A più riprese si tenterà di vivificarle, a fasi alterne si noteranno
rigurgiti produttivi. A volte, ha notato il Galasso nella più completa monografia
sulle attività calabresi di questo periodo, si ricorrerà a tecnici
“stranieri”. Saranno chiamati nel paese capimastri bresciani per cercare
di carpire loro i segreti di dolcificazione delle ghise. Costoro, giunti dallo
stato veneziano, resisteranno poco nel meridione e ripareranno subito nello
stato pontificio. Il
sistema di raffinazione del ferro continua a rimanere approssimativo, le
quantità prodotte esigue; la ferriera di Stilo con uno sforzo “clamoroso”

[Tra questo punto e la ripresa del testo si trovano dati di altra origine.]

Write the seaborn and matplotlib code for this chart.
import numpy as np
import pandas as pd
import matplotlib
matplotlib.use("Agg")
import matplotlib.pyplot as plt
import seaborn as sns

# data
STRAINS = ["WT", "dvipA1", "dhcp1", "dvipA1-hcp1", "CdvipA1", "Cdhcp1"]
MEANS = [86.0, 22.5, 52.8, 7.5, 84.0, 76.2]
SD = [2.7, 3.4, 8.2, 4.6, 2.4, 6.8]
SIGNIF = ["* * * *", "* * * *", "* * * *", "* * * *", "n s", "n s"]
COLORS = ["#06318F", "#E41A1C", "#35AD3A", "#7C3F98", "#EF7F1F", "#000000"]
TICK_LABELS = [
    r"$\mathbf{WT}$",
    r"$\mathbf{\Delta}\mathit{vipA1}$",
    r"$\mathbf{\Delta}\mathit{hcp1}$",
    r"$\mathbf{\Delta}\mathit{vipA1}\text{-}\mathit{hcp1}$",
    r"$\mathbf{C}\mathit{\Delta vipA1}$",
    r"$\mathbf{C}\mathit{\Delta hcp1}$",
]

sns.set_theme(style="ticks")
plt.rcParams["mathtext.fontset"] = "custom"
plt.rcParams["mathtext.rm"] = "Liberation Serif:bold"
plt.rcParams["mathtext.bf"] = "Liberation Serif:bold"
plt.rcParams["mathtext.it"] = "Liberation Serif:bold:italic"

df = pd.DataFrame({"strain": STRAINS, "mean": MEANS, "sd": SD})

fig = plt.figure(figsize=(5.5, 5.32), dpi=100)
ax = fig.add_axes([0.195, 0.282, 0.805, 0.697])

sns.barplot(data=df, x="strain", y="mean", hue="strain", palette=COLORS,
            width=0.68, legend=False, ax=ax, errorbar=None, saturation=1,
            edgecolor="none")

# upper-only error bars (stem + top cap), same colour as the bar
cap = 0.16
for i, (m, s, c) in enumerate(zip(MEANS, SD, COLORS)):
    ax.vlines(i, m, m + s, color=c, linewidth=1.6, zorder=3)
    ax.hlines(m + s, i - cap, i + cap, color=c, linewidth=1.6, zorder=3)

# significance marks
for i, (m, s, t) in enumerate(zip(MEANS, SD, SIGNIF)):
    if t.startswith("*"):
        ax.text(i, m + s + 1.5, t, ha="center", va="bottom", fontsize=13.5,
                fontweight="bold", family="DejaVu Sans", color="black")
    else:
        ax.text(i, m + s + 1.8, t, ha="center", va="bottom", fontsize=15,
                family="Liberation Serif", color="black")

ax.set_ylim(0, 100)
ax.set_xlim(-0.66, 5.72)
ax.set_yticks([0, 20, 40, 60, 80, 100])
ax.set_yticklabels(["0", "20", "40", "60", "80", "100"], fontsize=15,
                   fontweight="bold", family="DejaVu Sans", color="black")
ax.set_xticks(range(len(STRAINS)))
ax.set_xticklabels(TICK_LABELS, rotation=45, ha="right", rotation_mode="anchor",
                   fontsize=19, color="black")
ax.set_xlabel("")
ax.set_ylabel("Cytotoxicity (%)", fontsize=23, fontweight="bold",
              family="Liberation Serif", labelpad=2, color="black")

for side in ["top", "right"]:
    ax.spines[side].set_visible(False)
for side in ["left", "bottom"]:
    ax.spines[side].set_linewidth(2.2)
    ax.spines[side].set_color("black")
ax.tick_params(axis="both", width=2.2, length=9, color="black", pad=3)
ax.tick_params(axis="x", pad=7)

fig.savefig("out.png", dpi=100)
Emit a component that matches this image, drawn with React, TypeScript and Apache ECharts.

riesce a sfornare “1200 quintales” (13) di ferro in un anno di felice produzione, mentre la normale
media non supera i tre-quattrocento quintali. Il
sensibile calo degli indici produttivi trova spiegazione nella circostanza che
l'Italia tutta, e il Mezzogiorno in particolare, vengono a trovarsi in questi
anni sempre più lontani dai grandi centri commerciali del Nord Europa. Allo
spostamento dell'asse verso Olanda e Paesi Bassi, verso Inghilterra, Francia e
Germania, corrisponde un generale diradarsi dei traffici marittimi
mediterranei a favore delle nuove, più lucrative, rotte delle Indie. Al duro periodo
di recessione farà però riscontro una “specializzazione” nel campo dei
manufatti; alla contrazione delle attività di base e alla congiuntura
sfavorevole fa riscontro, durante il XVII secolo, la nascita di fiorenti
artigianati. L'attività trainante è legata alla produzione tessile, impostata
sulla lavorazione della seta, che utilizza materia prima calabrese e siciliana
quantitativamente e qualitativamente di primissimo ordine, e che diventerà il
tronco sul quale sarà innestata la cittadella di S.Leucio.
Nella
capitale, fattore di rilievo è l'Arsenale; importantissimo per l'economia
locale risulta l'artigianato orafo. Attivissime sone le “dinastie” di liutai
e organari; i fabbricanti di carrozze guadagnano a Napoli la fama, durata fino
al secolo scorso, di costruire equipaggi belli e confortevoli. Notevole sviluppo
ha la tipografia, ma, più di ogni altro, interessa noi l'emergere del
prestigioso artigianato delle armi, specie da fuoco, che ben presto oscura la
fama dei colleghi spagnoli ritenuti i migliori del campo. Le “armi napolitane”
diventeranno celebri e saranno richieste in tutti gli Stati per qualità dei
materiali, finezza delle incisioni, modernità delle tecniche, precisione dei
meccanismi di tiro. In questa tradizione si collocherà autorevolmente
quel Battisti, preferito da Carlo III anche quando il Borbone lascerà Napoli
per salire al trono di Spagna.
La
ricerca tecnica sulle armi continuerà ininterrottamente nel paese; già dal
1848 una “Regia Patente” brevetterà il “Sistema Venditti” per pistole e
fucili a ripetizione con palle appiattite, cartuccia d'ottone, innesco al
centro, detonante a polvere nera, messi in produzione molto prima delle
“Volcanic” della Smith & Wesson alle quali erroneamente è sempre andato
il merito di essere state le prime con tali soluzioni.